There are tons of details that go into the definition of “done”, and they vary depending on the project and the organization’s software development lifecycle. Rather than try to rigorously enumerate these – which would be the topic of an entire book – I tend to lean on 5 keystone requirements that we can assess about the code before we can call it “done”. There are many tactical rules for developing good software, but at a strategic level, following these keystone requirements generally leads us to cover most of those details.

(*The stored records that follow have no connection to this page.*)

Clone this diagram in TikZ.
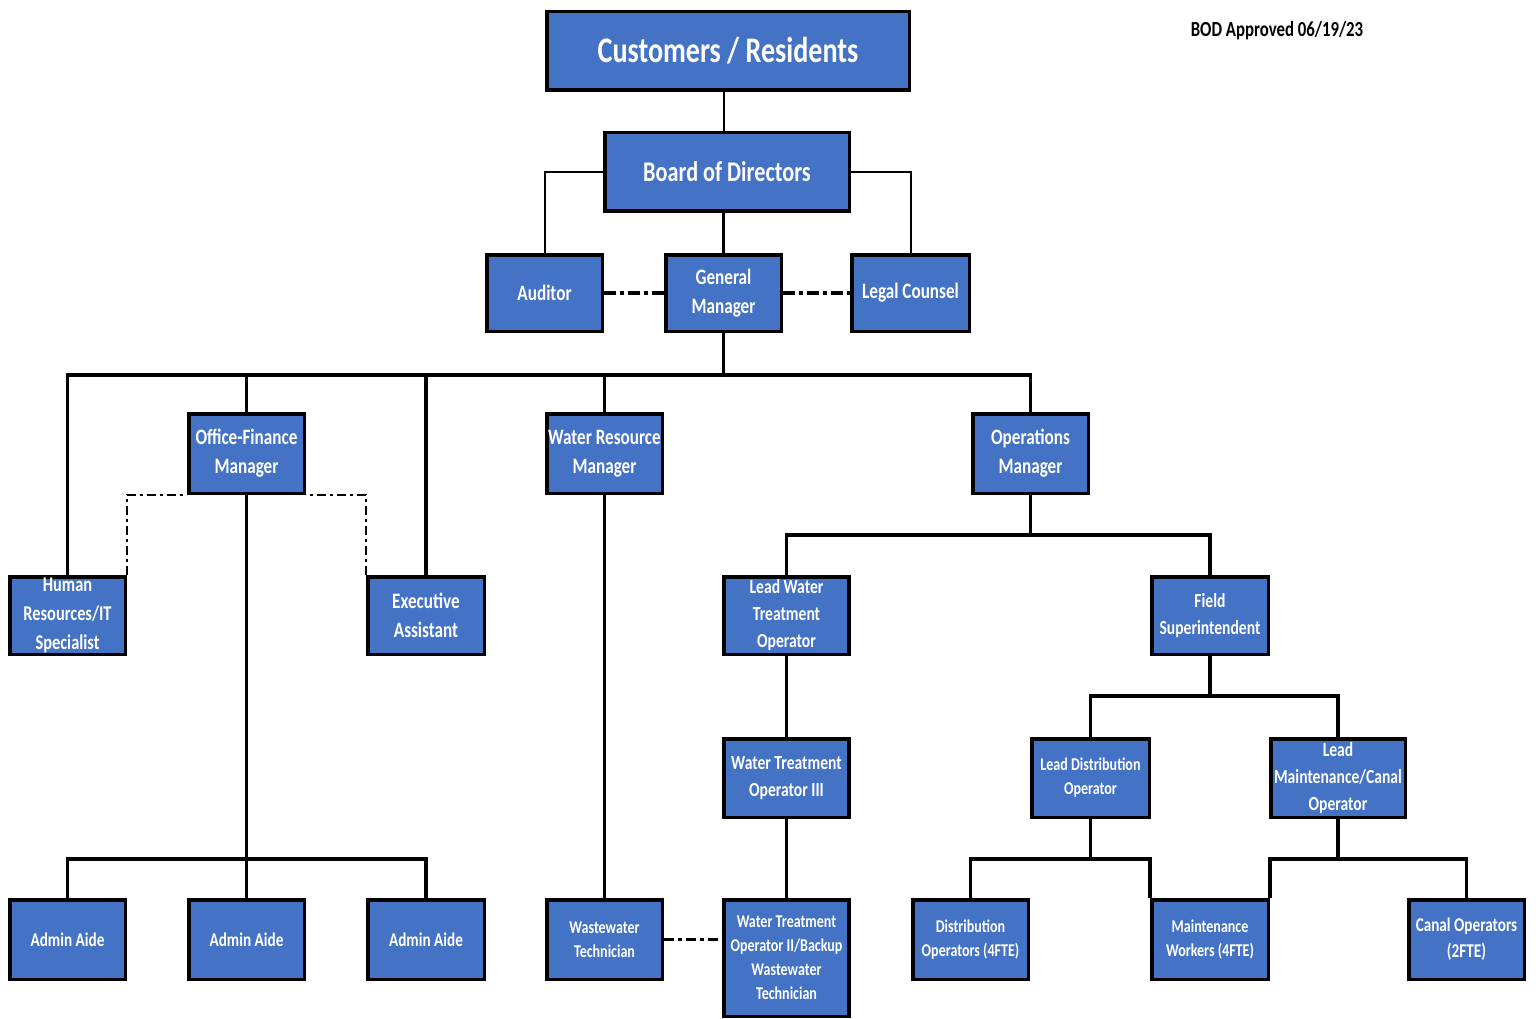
\documentclass[tikz,border=0pt]{standalone}
\usepackage{fontspec}
\setmainfont{Carlito}[FakeStretch=0.78]
\newcommand\fsz[2]{\fontsize{#1pt}{#2pt}\selectfont}
\definecolor{boxblue}{HTML}{4472C4}
\begin{document}
\begin{tikzpicture}[x=1pt,y=-1pt,
  box/.style={draw=black, line width=3.5pt, fill=boxblue, text=white, align=center,
    inner sep=0pt, minimum width=115.5pt, minimum height=78.5pt, font=\bfseries\fsz{22}{29}},
  smallbox/.style={box, font=\bfseries\fsz{20}{27}},
  tinybox/.style={box, font=\bfseries\fsz{18}{24}},
  thin/.style={line width=2pt},
  thick/.style={line width=3.5pt},
  gmdash/.style={line width=4pt, dash pattern=on 12pt off 4pt on 4pt off 4pt},
  ofdash/.style={line width=2pt, dash pattern=on 9pt off 4pt on 3pt off 4pt},
  wwdash/.style={line width=2.5pt, dash pattern=on 10pt off 4pt on 4pt off 4pt}]
\useasboundingbox (0,0) rectangle (1536,1019);

% nodes
\node[box, minimum width=362.5pt, font=\bfseries\fsz{36}{40}] (cust) at (728,51) {Customers / Residents};
\node[box, minimum width=244.5pt, font=\bfseries\fsz{28.5}{32}] (board) at (727,172) {Board of Directors};
\node[box, minimum height=76.5pt] (aud) at (544.5,293) {Auditor};
\node[box, minimum height=76.5pt] (gm) at (723.5,293) {General\\Manager};
\node[box, minimum width=117.5pt, minimum height=76.5pt] (legal) at (910.5,293) {Legal Counsel};

\node[box, minimum height=79.5pt] (ofm) at (246.5,453.5) {Office-Finance\\Manager};
\node[box, minimum height=79.5pt] (wrm) at (604.5,453.5) {Water Resource\\Manager};
\node[box, minimum height=79.5pt] (opsm) at (1030.5,453.5) {Operations\\Manager};

\node[box, minimum height=77.5pt, font=\bfseries\fsz{21}{29}] (hr) at (67.5,615.5) {Human\\Resources/IT\\Specialist};
\node[box, minimum height=77.5pt, minimum width=116.5pt] (exec) at (426,615.5) {Executive\\Assistant};
\node[smallbox, minimum height=77.5pt, minimum width=125pt] (lwto) at (786.5,615.5) {Lead Water\\Treatment\\Operator};
\node[smallbox, minimum height=77.5pt, minimum width=116.5pt] (fs) at (1210,615.5) {Field\\Superintendent};

\node[smallbox, minimum width=125pt] (wto3) at (786.5,778) {Water Treatment\\Operator III};
\node[tinybox, minimum width=117.5pt] (ldo) at (1090.5,778) {Lead Distribution\\Operator};
\node[smallbox, minimum width=134.5pt] (lmc) at (1338,778) {Lead\\Maintenance/Canal\\Operator};

\node[box, minimum height=79.5pt, font=\bfseries\fsz{19.5}{24}] (aa1) at (67.5,939.5) {Admin Aide};
\node[box, minimum height=79.5pt, font=\bfseries\fsz{19.5}{24}] (aa2) at (246.5,939.5) {Admin Aide};
\node[box, minimum height=79.5pt, minimum width=116.5pt, font=\bfseries\fsz{19.5}{24}] (aa3) at (426,939.5) {Admin Aide};
\node[tinybox, minimum height=79.5pt] (wwt) at (604.5,939.5) {Wastewater\\Technician};
\node[tinybox, minimum height=116.5pt, minimum width=125pt] (wto2) at (786.5,958) {Water Treatment\\Operator II/Backup\\Wastewater\\Technician};
\node[tinybox, minimum height=79.5pt] (do) at (970.5,939.5) {Distribution\\Operators (4FTE)};
\node[tinybox, minimum height=79.5pt, minimum width=116.5pt] (mw) at (1210,939.5) {Maintenance\\Workers (4FTE)};
\node[tinybox, minimum height=79.5pt, font=\bfseries\fsz{19.5}{26}] (co) at (1466.5,939.5) {Canal Operators\\(2FTE)};

\node[font=\bfseries\fsz{21.5}{24}, text=black] (bod) at (1277,31) {BOD Approved 06/19/23};

% bus coordinates
\coordinate (gmbus) at (0,375);
\coordinate (abus) at (0,859);
\coordinate (opbus) at (0,535);
\coordinate (fsbus) at (0,696);
\coordinate (lowbus) at (0,859);

% connectors
\draw[thin] (cust.south -| gm.north) -- (gm.north |- board.north);
\draw[thin] (board.west) -| (aud.north);
\draw[thin] (board.east) -| (legal.north);
\draw[thick] (gm.north |- board.south) -- (gm.north);
\draw[gmdash] (aud.east) -- (gm.west);
\draw[gmdash] (gm.east) -- (legal.west);

\draw[thick] (gm.south) -- (gm.south|-gmbus) -| (hr.north);
\draw[thick] (gm.south|-gmbus) -| (ofm.north);
\draw[thick] (gm.south|-gmbus) -| (exec.north);
\draw[thick] (gm.south|-gmbus) -| (wrm.north);
\draw[thick] (gm.south|-gmbus) -| (opsm.north);

\draw[ofdash] (hr.north east) |- (ofm.south west);
\draw[ofdash] (exec.north west) |- (ofm.south east);

\draw[thick] (ofm.south) -- (ofm.south|-abus) -| (aa1.north);
\draw[thick] (ofm.south|-abus) -- (aa2.north);
\draw[thick] (ofm.south|-abus) -| (aa3.north);

\draw[thick] (wrm.south) -- (wwt.north);
\draw[wwdash] (wwt.east) -- (wwt.east-|wto2.west);

\draw[thick] (opsm.south) -- (opsm.south|-opbus) -| (lwto.north);
\draw[thick] (opsm.south|-opbus) -| (fs.north);
\draw[thick] (lwto.south) -- (wto3.north);
\draw[thick] (wto3.south) -- (wto2.north);

\draw[thick] (fs.south) -- (fs.south|-fsbus) -| (ldo.north);
\draw[thick] (fs.south|-fsbus) -| (lmc.north);

\draw[thick] (ldo.south) -- (ldo.south|-lowbus) -| (do.north);
\draw[thick] (ldo.south|-lowbus) -| (mw.north west);
\draw[thick] (lmc.south) -- (lmc.south|-lowbus) -| (mw.north east);
\draw[thick] (lmc.south|-lowbus) -| (co.north);
\end{tikzpicture}
\end{document}
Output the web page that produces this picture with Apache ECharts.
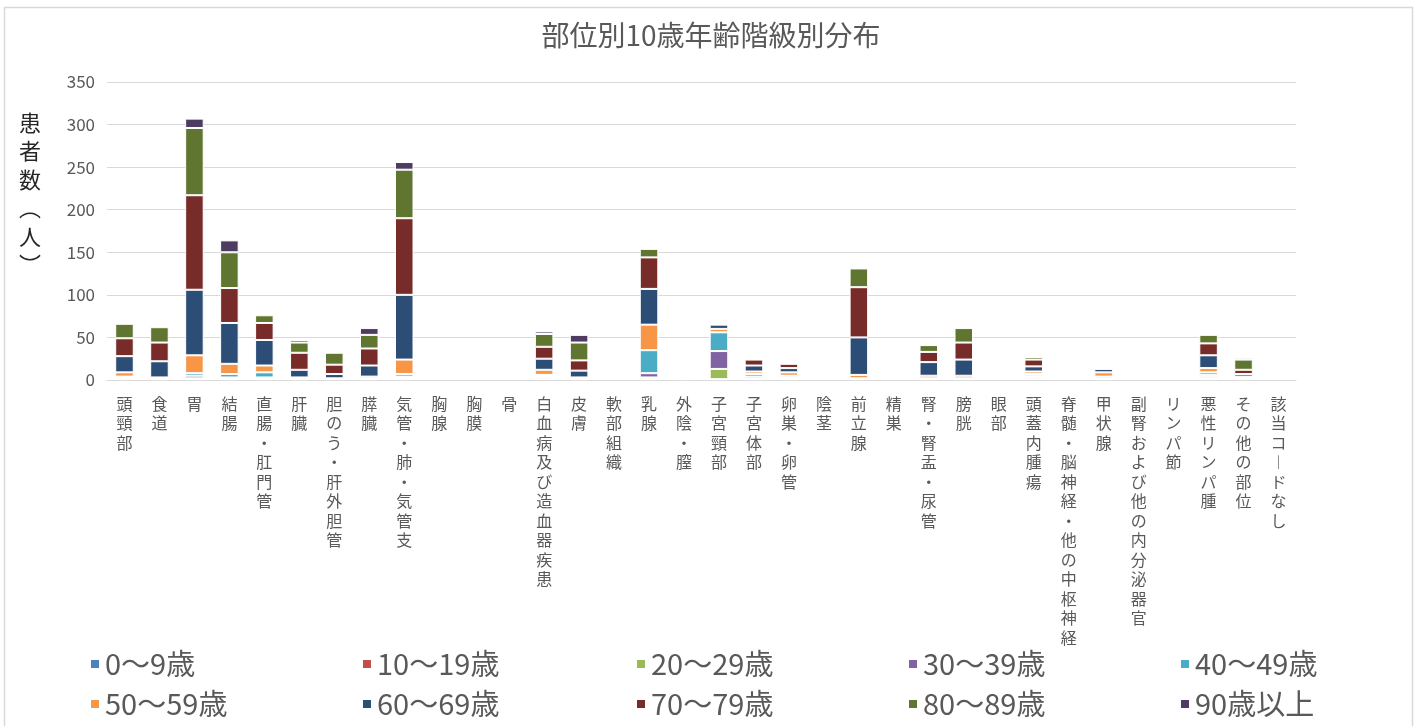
<!DOCTYPE html>
<html>
<head>
<meta charset="utf-8">
<script src="https://cdn.jsdelivr.net/npm/echarts@6/dist/echarts.min.js"></script>
<style>
  html, body { margin: 0; padding: 0; background: #fff; }
  #chart { width: 1422px; height: 726px; }
</style>
</head>
<body>
<div id="chart"></div>
<script>
// 部位
const sites = ['頭頸部', '食道', '胃', '結腸', '直腸・肛門管', '肝臓', '胆のう・肝外胆管', '膵臓',
  '気管・肺・気管支', '胸腺', '胸膜', '骨', '白血病及び造血器疾患', '皮膚', '軟部組織', '乳腺',
  '外陰・膣', '子宮頸部', '子宮体部', '卵巣・卵管', '陰茎', '前立腺', '精巣', '腎・腎盂・尿管',
  '膀胱', '眼部', '頭蓋内腫瘍', '脊髄・脳神経・他の中枢神経', '甲状腺', '副腎および他の内分泌器官',
  'リンパ節', '悪性リンパ腫', 'その他の部位', '該当コードなし'];

const ageGroups = ['0～9歳', '10～19歳', '20～29歳', '30～39歳', '40～49歳',
  '50～59歳', '60～69歳', '70～79歳', '80～89歳', '90歳以上'];

const colors = ['#4F81BD', '#C0504D', '#9BBB59', '#8064A2', '#4BACC6',
  '#F79646', '#2C4D75', '#772C2A', '#5F7530', '#4D3B62'];

// 年齢階級ごとの患者数
const age0  = [1,0,0,1,1,0,0,0,1,0,0,0,2,0,0,1,0,1,1,1,0,0,0,0,0,0,2,0,0,0,0,1,1,0];
const age10 = [0,0,1,0,0,0,0,0,1,0,0,0,1,0,0,0,0,0,0,0,0,0,0,0,0,0,1,0,0,0,0,1,0,0];
const age20 = [1,0,1,1,1,0,0,0,1,0,0,0,1,0,0,2,0,12,1,1,0,0,0,0,0,0,1,0,1,0,0,2,1,0];
const age30 = [1,0,3,1,1,0,0,1,1,0,0,0,1,0,0,5,0,21,2,1,0,1,0,1,1,0,1,0,1,0,0,2,0,0];
const age40 = [1,1,3,4,6,1,1,1,3,0,0,0,1,1,0,27,0,22,3,2,0,1,0,1,1,0,2,0,2,0,0,3,1,0];
const age50 = [5,2,21,12,8,2,1,2,17,0,0,0,6,2,0,30,0,4,3,4,0,4,0,3,3,0,3,0,5,0,0,5,1,0];
const age60 = [19,19,77,48,30,9,5,13,76,0,0,0,13,8,0,42,1,5,7,5,0,44,0,16,19,0,6,0,4,0,0,15,3,0];
const age70 = [21,22,111,41,20,20,11,20,90,0,0,0,14,12,0,37,1,1,7,5,0,59,0,12,20,0,8,0,1,0,0,14,5,0];
const age80 = [17,18,79,42,9,12,14,16,57,0,0,0,15,21,0,10,0,0,0,1,0,22,0,8,17,0,3,0,1,0,0,10,12,0];
const age90 = [0,0,11,14,0,3,0,8,9,0,0,0,3,9,0,1,0,0,0,0,0,0,0,0,0,0,1,0,0,0,0,0,2,0];

const seriesData = [age0, age10, age20, age30, age40, age50, age60, age70, age80, age90];

const fontJP = '"Noto Sans CJK JP", "Noto Sans", sans-serif';
const textColor = '#595959';

// 凡例の位置（2行5列）
const legendLeft = [84, 356, 630, 902, 1174];
const legendTop = [643, 683];

function createLegend() {
    return ageGroups.map((name, i) => ({
        data: [name],
        left: legendLeft[i % 5],
        top: legendTop[Math.floor(i / 5)],
        icon: 'rect',
        itemWidth: 10,
        itemHeight: 10,
        selectedMode: false,
        textStyle: { fontSize: 29, lineHeight: 32, color: textColor, fontFamily: fontJP }
    }));
}

function createSeries() {
    return ageGroups.map((name, i) => ({
        name: name,
        type: 'bar',
        stack: 'total',
        barWidth: '53%',
        itemStyle: { color: colors[i], borderColor: '#ffffff', borderWidth: 1 },
        // 0人は描かない（軸線を白枠で消さないため）
        data: seriesData[i].map(v => v === 0 ? '-' : v)
    }));
}

const chart = echarts.init(document.getElementById('chart'));
chart.setOption({
    backgroundColor: '#ffffff',
    color: colors,
    animation: false,
    title: {
        text: '部位別10歳年齢階級別分布',
        left: 'center',
        top: 16,
        textStyle: { fontSize: 28, fontWeight: 'normal', color: textColor, fontFamily: fontJP }
    },
    legend: createLegend(),
    grid: { left: 107, right: 126, top: 82, bottom: 346 },
    xAxis: {
        type: 'category',
        data: sites,
        axisLine: { lineStyle: { color: '#d9d9d9', width: 1 } },
        axisTick: { length: 5, lineStyle: { color: '#d9d9d9' } },
        axisLabel: {
            interval: 0,
            margin: 14,
            color: textColor,
            fontSize: 16,
            lineHeight: 19.5,
            fontFamily: fontJP,
            verticalAlign: 'top',
            formatter: v => v.replace(/ー/g, '︱').split('').join('\n')
        }
    },
    yAxis: {
        type: 'value',
        min: 0,
        max: 350,
        interval: 50,
        axisLine: { show: false },
        axisTick: { show: false },
        axisLabel: { color: textColor, fontSize: 17, margin: 12, fontFamily: fontJP },
        splitLine: { lineStyle: { color: '#d9d9d9', width: 1 } }
    },
    graphic: [
        {
            type: 'rect',
            silent: true,
            shape: { x: 4.5, y: 7.5, width: 1408, height: 740 },
            style: { fill: 'none', stroke: '#d9d9d9', lineWidth: 1.5 }
        },
        {
            type: 'text',
            silent: true,
            left: 19,
            top: 108,
            style: {
                text: '患\n者\n数\n︵\n人\n︶',
                font: '22px ' + fontJP,
                lineHeight: 28.5,
                fill: '#262626',
                align: 'center'
            }
        }
    ],
    series: createSeries()
});
</script>
</body>
</html>
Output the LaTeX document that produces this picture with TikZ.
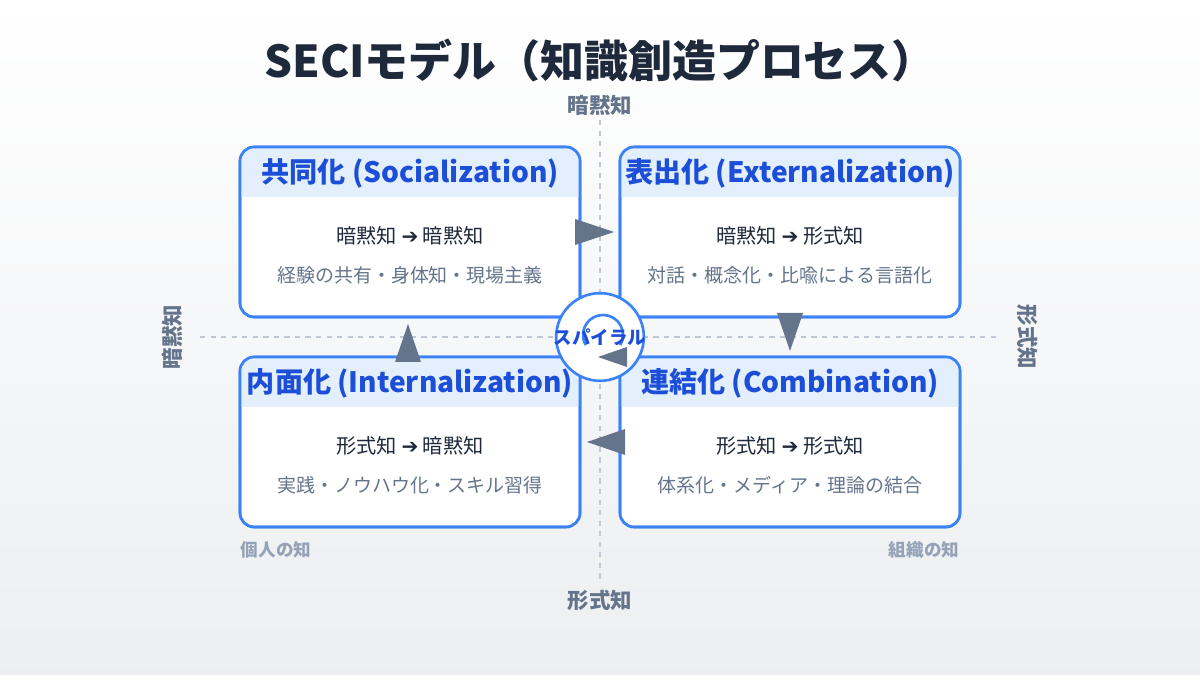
\documentclass[tikz,border=0pt]{standalone}
\usepackage{fontspec}
\setmainfont{Noto Sans CJK JP}
\newfontfamily\symfont{DejaVu Sans}
\usetikzlibrary{positioning}
\definecolor{inkdark}{HTML}{1E293B}
\definecolor{inkblue}{HTML}{1D4ED8}
\definecolor{edgeblue}{HTML}{3B82F6}
\definecolor{headfill}{HTML}{E3EFFD}
\definecolor{slate}{HTML}{64748B}
\definecolor{softgray}{HTML}{94A3B8}
\newcommand{\arr}{{\symfont\char"2794}}
\tikzset{
  quad/.style={draw=edgeblue, line width=1.5pt, fill=white, rounded corners=8pt},
  headtext/.style={font=\fontsize{16}{18}\selectfont\bfseries, text=inkblue},
  mainline/.style={font=\fontsize{11.5}{13}\selectfont, text=inkdark},
  subline/.style={font=\fontsize{10.8}{12}\selectfont, text=slate},
  axislabel/.style={font=\fontsize{12.2}{14}\selectfont\bfseries, text=slate},
  cornerlabel/.style={font=\fontsize{10}{12}\selectfont\bfseries, text=softgray},
  flow/.style={fill=slate}
}
\newcommand{\quadrant}[5]{%
  % #1 name, #2 left x, #3 top y, #4 title, #5 lines
  \draw[quad] (#2,#3) rectangle ++(340,170);
  \begin{scope}
    \clip[rounded corners=8pt] (#2,#3) rectangle ++(340,170);
    \fill[headfill] (#2,#3) rectangle ++(340,50);
  \end{scope}
  \draw[quad, fill=none] (#2,#3) rectangle ++(340,170);
  \node[headtext] (#1-head) at (#2+170,#3+26) {#4};
  #5
}
\begin{document}
\begin{tikzpicture}[x=0.02cm, y=-0.02cm]
  \shade[top color=white, bottom color=slate!12] (0,0) rectangle (1200,675);
  \useasboundingbox (0,0) rectangle (1200,675);
  \node[font=\fontsize{25}{28}\selectfont\bfseries, text=inkdark] (title) at (600,60) {SECIモデル（知識創造プロセス）};

  % axes
  \coordinate (vtop) at (600,120);
  \coordinate (vbot) at (600,580);
  \coordinate (hleft) at (200,337);
  \coordinate (hright) at (1000,337);
  \draw[softgray!60, dashed, line width=0.8pt] (vtop) -- (vbot);
  \draw[softgray!60, dashed, line width=0.8pt] (hleft) -- (hright);
  \node[axislabel] (ax-top) at (600,105) {暗黙知};
  \node[axislabel] (ax-bot) at (600,600) {形式知};
  \node[axislabel, rotate=90] (ax-left) at (172,337) {暗黙知};
  \node[axislabel, rotate=-90] (ax-right) at (1028,337) {形式知};
  \node[cornerlabel] (c-ind) at (276,550) {個人の知};
  \node[cornerlabel] (c-org) at (924,550) {組織の知};

  \quadrant{soc}{240}{147}{共同化 (Socialization)}{%
    \node[mainline] (soc-a) at (410,236) {暗黙知 \arr\ 暗黙知};
    \node[subline] (soc-b) at (410,275) {経験の共有・身体知・現場主義};}
  \quadrant{ext}{620}{147}{表出化 (Externalization)}{%
    \node[mainline] (ext-a) at (790,236) {暗黙知 \arr\ 形式知};
    \node[subline] (ext-b) at (790,275) {対話・概念化・比喩による言語化};}
  \quadrant{int}{240}{357}{内面化 (Internalization)}{%
    \node[mainline] (int-a) at (410,446) {形式知 \arr\ 暗黙知};
    \node[subline] (int-b) at (410,485) {実践・ノウハウ化・スキル習得};}
  \quadrant{com}{620}{357}{連結化 (Combination)}{%
    \node[mainline] (com-a) at (790,446) {形式知 \arr\ 形式知};
    \node[subline] (com-b) at (790,485) {体系化・メディア・理論の結合};}

  % flow arrows
  \fill[flow] (575,219) -- (614,232) -- (575,245) -- cycle;
  \fill[flow] (777,313) -- (803,313) -- (790,351) -- cycle;
  \fill[flow] (625,429) -- (625,455) -- (587,442) -- cycle;
  \fill[flow] (395,362) -- (421,362) -- (408,324) -- cycle;

  % center
  \node[circle, draw=edgeblue, line width=1.5pt, fill=white, minimum size=88pt*0.567] (spiral) at (600,337) {};
  \draw[edgeblue, line width=1.5pt] (603,335) ++(150:20) arc[start angle=150, end angle=390, radius=20];
  \fill[flow] (627,347) -- (627,367) -- (598,357) -- cycle;
  \node[font=\fontsize{10.5}{12}\selectfont\bfseries, text=inkblue] (spiral-text) at (600,337) {スパイラル};
\end{tikzpicture}
\end{document}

So…before you can call it “done”, your code module must be:

#1 - Testable

This is fairly obvious if you follow TDD/BDD methodologies. But this is also important when it comes to things like daemon services that produce/consume messages via queues. We need to keep an eye on making those services fully self-contained such that we can mock the queue system, as well as the collaborator queue producers/consumers, and still fully integration test the service under test. Enforcing this often eliminates other classes of problems such as code coupling. If your code is not testable (and covered with tests!), it is not done.

#2 - Configurable

Maybe small features don’t need this day one, but we often find ourselves with things like constants defined very early on. If the overall system has a configuration framework of some sort, we should be using that from day one, and we should be especially aware of config params that vary between test/dev/stag/prod environments, and have these extracted to a config file. This makes it so that your automated deployment tools can manage environment configuration as well. If your code module cannot be externally configured for different environments as necessary, it is not done.

#3 - Deployable

Deployability often piggybacks on existing deployment mechanisms for small features, but in a larger sense, I mean “your new image upload processing service isn’t done until it has the worker process wrapper, config file, rake/capistrano tasks as necessary, chef cookbook/recipe/role as necessary, etc. that are necessary to deploy and run it in development, staging, and production”. You don’t get away with throwing code over the fence to the operations team these days. One of the core tenets of the “DevOps” culture is that developers are responsible for the operations aspects of their code. If you code module cannot be deployed by the automated continuous deployment system, it is not done.

#4 - Measurable

For some features this just may be logging. Even just at that, it’s important this integrates day one with your centralized logging infrastructure (rsyslog, Papertrail, Loggly, etc). I believe that every unit should emit timing and workload information to a stats collector like statsd or Cube. In a service-oriented architecture, for example, at the very least, each queue and service should be recording message queue wait times, throughput, busy/idle percentage, processing times, etc. Throw that over to something like nagios, zabbix, Scout, or the new custom monitoring charts at NewRelic, and you should be able to answer those hard ops questions about where something went wrong in your distributed system much more quickly. If we cannot measure the operating parameters of your code, it is not done.

#5 - Monitorable

Maybe this isn’t that much different than #4, or maybe this should really be called “alertable”. For the most part, when we release a piece of code, we want to know if it is working, and when it stops working. At the simplest level, this is aimed at letting us sleep at night - ideally this includes “restartable”. We don’t need to manually check if the async mailer workers are down if something like god or monit is watching our processes, and when they die, alerting us and restarting them. (This applies at the cloud instance level too.) Being monitorable doesn’t just have to apply at the process level though. Going hand-in-hand with measurability, this comes down to defining early the operating bands for our measurements from #4, and when to alert that we’ve gone outside of them. For example, your “sign up form” feature could be measured and monitored for signups-per-hour. If you have a steady enough visitor rate, there is some low (perhaps zero) that you don’t think you should ever reach if your sign up form is functioning properly. Alerting on this proxy variable can serve as a canary in the coal mine, letting you know that an underlying problem is developing. If we cannot tell when your code is in trouble, and ideally be able to kill and restart it, then it is not done.